— begin —

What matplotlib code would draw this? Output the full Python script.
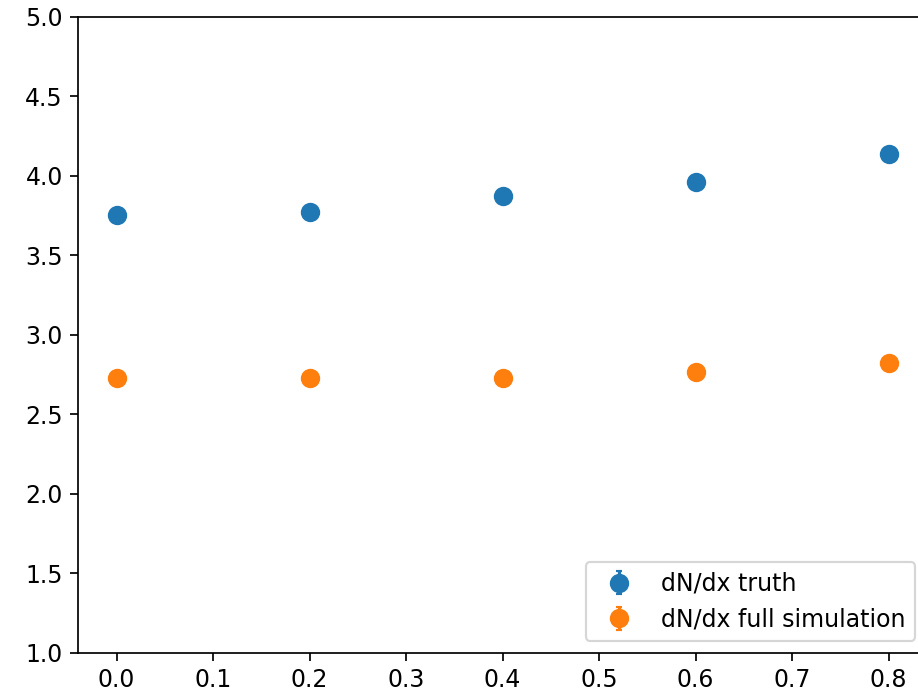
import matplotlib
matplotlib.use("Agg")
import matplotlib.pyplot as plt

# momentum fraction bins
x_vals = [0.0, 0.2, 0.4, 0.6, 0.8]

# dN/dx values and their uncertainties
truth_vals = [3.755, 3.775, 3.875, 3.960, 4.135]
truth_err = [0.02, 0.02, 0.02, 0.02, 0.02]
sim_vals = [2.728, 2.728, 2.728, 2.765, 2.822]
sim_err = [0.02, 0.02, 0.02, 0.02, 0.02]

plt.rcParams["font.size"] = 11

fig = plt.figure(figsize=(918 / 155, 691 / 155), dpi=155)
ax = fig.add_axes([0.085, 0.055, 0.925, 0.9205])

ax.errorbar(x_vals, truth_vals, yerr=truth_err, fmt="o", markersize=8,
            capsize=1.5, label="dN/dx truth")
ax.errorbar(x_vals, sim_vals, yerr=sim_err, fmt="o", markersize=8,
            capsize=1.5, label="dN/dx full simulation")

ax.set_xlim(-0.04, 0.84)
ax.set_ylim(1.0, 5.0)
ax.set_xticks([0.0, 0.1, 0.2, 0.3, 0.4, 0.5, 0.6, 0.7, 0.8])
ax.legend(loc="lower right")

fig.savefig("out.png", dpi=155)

— end —

Except for the pictures, give all the material above again verbatim.

What matplotlib code would draw this? Output the full Python script.
import matplotlib
matplotlib.use("Agg")
import matplotlib.pyplot as plt

# momentum fraction bins
x_vals = [0.0, 0.2, 0.4, 0.6, 0.8]

# dN/dx values and their uncertainties
truth_vals = [3.755, 3.775, 3.875, 3.960, 4.135]
truth_err = [0.02, 0.02, 0.02, 0.02, 0.02]
sim_vals = [2.728, 2.728, 2.728, 2.765, 2.822]
sim_err = [0.02, 0.02, 0.02, 0.02, 0.02]

plt.rcParams["font.size"] = 11

fig = plt.figure(figsize=(918 / 155, 691 / 155), dpi=155)
ax = fig.add_axes([0.085, 0.055, 0.925, 0.9205])

ax.errorbar(x_vals, truth_vals, yerr=truth_err, fmt="o", markersize=8,
            capsize=1.5, label="dN/dx truth")
ax.errorbar(x_vals, sim_vals, yerr=sim_err, fmt="o", markersize=8,
            capsize=1.5, label="dN/dx full simulation")

ax.set_xlim(-0.04, 0.84)
ax.set_ylim(1.0, 5.0)
ax.set_xticks([0.0, 0.1, 0.2, 0.3, 0.4, 0.5, 0.6, 0.7, 0.8])
ax.legend(loc="lower right")

fig.savefig("out.png", dpi=155)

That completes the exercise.